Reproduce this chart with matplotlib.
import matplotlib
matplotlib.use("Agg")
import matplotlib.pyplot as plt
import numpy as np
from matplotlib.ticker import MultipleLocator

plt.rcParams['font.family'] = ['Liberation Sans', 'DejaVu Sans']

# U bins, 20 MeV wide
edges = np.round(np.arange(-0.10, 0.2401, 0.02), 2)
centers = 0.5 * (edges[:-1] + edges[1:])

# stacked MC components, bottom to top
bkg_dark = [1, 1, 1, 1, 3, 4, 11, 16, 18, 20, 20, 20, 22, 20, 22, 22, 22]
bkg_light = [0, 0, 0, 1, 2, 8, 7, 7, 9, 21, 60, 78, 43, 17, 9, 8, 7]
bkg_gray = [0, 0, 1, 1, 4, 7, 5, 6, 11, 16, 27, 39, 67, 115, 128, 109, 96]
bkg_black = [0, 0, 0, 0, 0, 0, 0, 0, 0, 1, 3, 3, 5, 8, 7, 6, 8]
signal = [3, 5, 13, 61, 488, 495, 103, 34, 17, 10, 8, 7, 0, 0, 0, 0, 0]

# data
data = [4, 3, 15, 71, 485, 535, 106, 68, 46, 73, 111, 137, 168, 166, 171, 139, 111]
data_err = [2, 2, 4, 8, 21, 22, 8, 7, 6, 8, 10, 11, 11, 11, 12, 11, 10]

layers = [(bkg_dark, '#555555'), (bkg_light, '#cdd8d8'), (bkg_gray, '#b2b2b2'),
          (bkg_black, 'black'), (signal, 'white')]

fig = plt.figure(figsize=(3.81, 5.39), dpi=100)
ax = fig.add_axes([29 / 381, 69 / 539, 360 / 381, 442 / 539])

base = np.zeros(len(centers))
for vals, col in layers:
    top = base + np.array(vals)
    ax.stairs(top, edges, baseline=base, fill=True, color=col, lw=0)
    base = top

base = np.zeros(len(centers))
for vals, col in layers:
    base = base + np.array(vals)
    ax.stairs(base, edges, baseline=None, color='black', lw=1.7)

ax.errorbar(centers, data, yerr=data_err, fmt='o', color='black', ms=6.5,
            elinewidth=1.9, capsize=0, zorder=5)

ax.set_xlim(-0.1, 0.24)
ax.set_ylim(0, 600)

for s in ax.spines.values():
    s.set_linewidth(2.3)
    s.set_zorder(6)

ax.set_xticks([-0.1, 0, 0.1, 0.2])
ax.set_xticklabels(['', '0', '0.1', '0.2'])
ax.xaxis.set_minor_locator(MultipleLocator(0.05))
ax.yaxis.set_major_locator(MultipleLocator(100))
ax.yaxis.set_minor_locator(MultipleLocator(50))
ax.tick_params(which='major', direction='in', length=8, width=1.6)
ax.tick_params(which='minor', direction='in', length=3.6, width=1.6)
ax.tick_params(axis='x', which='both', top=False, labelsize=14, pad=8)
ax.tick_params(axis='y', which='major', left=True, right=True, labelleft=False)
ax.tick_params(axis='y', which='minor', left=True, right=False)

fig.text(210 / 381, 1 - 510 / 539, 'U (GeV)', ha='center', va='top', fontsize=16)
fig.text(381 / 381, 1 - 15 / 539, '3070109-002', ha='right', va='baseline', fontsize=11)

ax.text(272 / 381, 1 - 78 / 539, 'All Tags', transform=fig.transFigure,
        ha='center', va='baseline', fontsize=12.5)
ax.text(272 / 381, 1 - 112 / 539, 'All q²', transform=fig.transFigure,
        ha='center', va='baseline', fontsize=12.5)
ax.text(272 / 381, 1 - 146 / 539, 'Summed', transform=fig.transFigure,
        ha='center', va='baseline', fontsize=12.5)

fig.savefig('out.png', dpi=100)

= = = =

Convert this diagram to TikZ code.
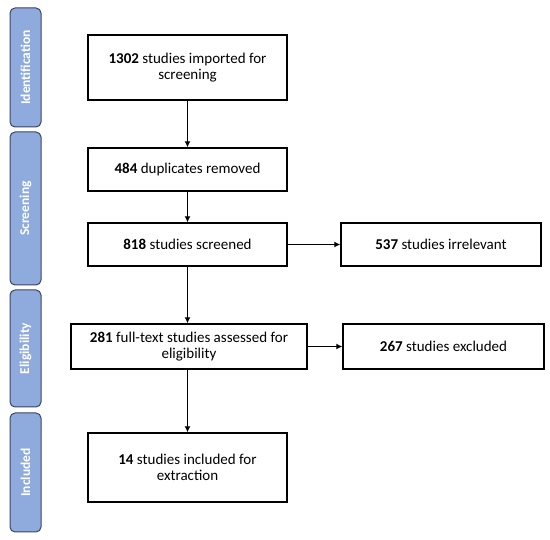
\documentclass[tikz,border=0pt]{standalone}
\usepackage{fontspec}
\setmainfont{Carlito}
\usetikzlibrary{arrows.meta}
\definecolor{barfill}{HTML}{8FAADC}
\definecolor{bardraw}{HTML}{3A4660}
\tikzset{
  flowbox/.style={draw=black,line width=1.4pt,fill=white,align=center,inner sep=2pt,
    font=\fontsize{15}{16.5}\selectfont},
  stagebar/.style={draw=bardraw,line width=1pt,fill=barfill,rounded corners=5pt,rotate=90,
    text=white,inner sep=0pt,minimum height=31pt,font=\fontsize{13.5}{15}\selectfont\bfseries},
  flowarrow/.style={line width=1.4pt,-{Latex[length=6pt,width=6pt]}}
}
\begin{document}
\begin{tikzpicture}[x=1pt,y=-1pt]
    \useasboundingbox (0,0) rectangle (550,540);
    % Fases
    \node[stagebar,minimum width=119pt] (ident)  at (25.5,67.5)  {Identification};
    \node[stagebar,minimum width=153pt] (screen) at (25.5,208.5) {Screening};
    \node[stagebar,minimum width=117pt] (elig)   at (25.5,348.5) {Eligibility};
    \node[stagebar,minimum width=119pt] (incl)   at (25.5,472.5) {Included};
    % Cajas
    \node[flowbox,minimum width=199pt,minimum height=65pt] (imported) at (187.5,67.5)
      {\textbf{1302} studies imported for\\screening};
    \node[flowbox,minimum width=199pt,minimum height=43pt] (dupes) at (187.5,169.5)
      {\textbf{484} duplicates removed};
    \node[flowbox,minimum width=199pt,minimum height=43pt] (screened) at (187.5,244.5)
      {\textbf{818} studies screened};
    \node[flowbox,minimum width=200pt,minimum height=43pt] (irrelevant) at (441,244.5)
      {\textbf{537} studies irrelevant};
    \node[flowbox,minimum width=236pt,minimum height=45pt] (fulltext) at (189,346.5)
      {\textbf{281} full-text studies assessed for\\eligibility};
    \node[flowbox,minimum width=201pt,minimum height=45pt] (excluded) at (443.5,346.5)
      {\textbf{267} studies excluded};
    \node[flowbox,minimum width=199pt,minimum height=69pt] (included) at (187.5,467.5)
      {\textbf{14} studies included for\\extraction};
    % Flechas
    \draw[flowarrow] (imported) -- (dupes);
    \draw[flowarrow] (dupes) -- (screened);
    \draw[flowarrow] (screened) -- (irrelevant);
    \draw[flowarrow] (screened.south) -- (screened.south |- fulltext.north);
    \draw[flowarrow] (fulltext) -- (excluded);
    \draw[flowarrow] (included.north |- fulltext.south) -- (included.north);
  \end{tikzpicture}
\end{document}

= = = =

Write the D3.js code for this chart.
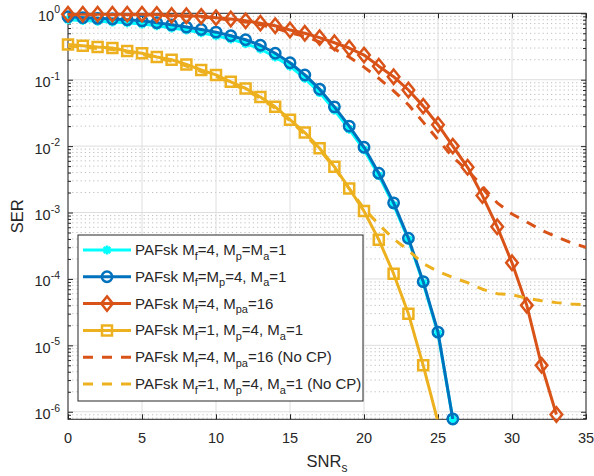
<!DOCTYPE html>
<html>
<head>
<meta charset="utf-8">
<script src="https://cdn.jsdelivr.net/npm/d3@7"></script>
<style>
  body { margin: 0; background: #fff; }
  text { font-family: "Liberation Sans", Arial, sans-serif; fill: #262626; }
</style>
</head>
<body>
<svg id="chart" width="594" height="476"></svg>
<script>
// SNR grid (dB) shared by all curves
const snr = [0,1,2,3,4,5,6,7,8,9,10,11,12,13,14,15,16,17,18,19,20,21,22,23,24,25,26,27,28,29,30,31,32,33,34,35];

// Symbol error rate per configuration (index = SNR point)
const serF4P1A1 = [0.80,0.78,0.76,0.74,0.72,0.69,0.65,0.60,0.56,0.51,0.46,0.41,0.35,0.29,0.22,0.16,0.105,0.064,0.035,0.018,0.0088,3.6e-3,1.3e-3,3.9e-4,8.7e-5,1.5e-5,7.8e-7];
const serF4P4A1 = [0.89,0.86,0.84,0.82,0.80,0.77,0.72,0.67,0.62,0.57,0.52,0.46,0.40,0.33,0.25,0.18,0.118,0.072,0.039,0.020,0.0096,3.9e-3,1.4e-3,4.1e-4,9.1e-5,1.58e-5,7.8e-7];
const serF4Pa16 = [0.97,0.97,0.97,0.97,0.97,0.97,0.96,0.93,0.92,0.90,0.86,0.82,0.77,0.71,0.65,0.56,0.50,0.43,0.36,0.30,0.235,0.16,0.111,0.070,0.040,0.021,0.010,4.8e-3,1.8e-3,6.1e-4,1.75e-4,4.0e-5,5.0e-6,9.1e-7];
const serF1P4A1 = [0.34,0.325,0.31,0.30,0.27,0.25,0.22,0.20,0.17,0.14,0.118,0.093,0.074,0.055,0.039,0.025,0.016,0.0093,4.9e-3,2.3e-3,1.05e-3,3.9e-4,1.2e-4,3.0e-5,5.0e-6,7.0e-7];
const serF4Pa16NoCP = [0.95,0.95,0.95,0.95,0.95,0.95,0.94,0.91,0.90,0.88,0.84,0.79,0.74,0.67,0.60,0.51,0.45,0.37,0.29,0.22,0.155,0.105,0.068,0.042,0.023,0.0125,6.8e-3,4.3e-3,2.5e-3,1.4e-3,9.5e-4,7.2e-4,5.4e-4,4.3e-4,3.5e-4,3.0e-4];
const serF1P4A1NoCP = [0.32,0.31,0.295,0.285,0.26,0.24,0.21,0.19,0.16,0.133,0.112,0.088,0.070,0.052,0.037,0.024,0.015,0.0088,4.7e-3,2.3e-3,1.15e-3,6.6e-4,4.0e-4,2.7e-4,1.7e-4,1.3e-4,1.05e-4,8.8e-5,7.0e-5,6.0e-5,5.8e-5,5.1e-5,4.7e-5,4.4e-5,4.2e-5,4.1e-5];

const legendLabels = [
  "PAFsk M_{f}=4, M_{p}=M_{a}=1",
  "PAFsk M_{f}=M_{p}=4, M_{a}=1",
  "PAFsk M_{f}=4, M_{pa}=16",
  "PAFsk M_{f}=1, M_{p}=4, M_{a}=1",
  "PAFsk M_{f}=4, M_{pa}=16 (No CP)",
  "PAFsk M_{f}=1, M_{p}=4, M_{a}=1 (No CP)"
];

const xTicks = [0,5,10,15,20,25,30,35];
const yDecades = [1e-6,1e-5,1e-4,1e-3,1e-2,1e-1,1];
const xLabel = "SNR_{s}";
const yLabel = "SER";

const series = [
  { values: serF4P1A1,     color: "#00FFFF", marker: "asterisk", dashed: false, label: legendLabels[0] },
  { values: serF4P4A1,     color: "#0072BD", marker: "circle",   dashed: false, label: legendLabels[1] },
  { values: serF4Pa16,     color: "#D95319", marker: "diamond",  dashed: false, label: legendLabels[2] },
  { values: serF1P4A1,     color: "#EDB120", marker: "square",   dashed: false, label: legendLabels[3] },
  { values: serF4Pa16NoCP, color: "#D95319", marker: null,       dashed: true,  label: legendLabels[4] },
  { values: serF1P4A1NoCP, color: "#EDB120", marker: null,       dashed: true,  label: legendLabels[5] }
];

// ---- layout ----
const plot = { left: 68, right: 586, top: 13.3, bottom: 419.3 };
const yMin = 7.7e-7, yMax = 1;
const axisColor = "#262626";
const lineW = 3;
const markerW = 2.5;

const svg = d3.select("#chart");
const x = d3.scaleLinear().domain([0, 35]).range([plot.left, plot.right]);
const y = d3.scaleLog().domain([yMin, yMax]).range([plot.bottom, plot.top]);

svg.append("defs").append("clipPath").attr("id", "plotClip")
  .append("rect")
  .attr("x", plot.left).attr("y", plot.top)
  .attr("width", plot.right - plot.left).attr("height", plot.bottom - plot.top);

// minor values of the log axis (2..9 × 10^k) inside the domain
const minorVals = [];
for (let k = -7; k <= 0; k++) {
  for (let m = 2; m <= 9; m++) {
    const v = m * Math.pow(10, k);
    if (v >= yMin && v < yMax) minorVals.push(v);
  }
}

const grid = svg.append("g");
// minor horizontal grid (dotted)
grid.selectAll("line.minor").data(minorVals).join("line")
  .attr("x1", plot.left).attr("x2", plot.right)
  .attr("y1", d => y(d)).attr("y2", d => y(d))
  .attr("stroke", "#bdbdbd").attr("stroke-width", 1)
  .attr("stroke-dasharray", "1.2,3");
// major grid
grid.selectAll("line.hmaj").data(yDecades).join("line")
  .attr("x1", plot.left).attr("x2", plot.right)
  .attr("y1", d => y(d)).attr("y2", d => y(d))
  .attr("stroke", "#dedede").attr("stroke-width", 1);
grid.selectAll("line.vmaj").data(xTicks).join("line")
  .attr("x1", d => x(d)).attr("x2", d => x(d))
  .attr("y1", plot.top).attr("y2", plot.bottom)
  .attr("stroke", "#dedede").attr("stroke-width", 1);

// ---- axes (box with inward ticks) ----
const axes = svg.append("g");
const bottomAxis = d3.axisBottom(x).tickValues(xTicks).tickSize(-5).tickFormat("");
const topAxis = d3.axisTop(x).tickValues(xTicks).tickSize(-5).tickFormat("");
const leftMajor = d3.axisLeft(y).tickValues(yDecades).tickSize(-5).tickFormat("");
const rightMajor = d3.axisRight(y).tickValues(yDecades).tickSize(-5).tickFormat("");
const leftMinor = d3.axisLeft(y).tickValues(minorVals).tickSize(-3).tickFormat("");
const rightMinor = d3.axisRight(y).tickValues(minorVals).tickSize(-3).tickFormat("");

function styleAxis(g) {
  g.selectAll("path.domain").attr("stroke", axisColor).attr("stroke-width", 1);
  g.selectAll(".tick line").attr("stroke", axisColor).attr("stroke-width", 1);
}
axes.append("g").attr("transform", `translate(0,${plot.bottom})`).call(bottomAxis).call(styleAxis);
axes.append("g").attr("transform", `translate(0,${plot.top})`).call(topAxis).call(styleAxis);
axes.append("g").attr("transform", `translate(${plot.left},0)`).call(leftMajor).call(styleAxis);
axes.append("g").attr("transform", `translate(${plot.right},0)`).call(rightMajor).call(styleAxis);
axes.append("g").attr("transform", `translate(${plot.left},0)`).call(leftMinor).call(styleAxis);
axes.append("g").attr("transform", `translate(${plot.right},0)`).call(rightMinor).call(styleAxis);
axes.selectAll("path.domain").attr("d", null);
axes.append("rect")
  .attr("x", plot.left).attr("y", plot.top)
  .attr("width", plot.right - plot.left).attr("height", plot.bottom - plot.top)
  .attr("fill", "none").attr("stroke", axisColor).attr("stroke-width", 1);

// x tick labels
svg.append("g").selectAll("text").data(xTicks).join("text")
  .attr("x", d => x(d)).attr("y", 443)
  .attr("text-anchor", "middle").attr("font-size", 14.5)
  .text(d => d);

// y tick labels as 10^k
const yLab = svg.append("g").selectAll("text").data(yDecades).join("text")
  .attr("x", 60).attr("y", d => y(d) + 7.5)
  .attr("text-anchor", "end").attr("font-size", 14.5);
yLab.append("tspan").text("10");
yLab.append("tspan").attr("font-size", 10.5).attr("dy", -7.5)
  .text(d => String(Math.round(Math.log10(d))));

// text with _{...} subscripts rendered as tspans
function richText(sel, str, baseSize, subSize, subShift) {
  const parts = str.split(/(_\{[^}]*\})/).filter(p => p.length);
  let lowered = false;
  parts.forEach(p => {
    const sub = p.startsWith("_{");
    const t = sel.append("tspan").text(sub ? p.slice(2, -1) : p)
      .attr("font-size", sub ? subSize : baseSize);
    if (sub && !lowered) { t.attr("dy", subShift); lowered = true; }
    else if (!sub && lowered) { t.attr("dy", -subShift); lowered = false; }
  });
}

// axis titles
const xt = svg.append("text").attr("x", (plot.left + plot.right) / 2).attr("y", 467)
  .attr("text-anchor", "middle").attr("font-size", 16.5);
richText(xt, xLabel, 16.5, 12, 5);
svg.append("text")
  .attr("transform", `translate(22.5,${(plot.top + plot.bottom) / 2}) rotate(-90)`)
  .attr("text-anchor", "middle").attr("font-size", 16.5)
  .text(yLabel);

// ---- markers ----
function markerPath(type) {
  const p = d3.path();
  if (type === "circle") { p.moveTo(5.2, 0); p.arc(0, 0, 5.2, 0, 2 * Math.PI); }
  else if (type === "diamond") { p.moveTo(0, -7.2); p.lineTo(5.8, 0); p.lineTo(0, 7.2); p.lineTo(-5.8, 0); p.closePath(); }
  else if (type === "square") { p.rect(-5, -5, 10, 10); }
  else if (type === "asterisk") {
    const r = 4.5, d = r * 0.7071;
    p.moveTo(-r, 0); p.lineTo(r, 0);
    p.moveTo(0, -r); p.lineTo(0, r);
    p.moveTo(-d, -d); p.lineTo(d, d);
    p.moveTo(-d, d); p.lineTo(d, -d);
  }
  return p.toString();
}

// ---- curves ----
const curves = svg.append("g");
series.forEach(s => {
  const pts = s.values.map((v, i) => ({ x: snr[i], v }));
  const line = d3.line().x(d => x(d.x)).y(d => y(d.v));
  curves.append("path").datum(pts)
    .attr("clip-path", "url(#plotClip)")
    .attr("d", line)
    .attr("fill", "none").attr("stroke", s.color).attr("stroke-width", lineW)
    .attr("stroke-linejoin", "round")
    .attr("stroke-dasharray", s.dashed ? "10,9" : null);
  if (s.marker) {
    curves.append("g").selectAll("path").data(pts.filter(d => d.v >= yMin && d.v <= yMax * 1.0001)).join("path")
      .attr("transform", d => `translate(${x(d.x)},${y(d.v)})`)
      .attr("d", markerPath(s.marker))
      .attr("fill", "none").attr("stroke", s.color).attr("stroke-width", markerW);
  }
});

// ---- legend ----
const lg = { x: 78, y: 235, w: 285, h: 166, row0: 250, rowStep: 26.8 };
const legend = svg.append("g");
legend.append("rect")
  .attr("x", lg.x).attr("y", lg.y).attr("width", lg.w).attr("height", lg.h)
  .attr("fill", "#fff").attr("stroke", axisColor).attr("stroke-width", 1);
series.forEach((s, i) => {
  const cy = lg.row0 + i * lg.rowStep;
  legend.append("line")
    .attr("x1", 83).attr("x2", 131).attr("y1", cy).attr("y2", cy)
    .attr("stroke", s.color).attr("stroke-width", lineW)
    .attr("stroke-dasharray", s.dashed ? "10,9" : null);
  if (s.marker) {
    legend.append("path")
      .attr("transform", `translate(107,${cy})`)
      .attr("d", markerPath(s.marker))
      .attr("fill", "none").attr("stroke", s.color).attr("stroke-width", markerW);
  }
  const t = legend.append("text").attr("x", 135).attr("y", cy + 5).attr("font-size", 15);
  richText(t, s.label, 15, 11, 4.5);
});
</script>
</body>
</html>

= = = =

Filter the records, keeping only lines that contain "matplotlib", and show those lines.

Reproduce this chart with matplotlib.
import matplotlib
matplotlib.use("Agg")
import matplotlib.pyplot as plt
from matplotlib.ticker import MultipleLocator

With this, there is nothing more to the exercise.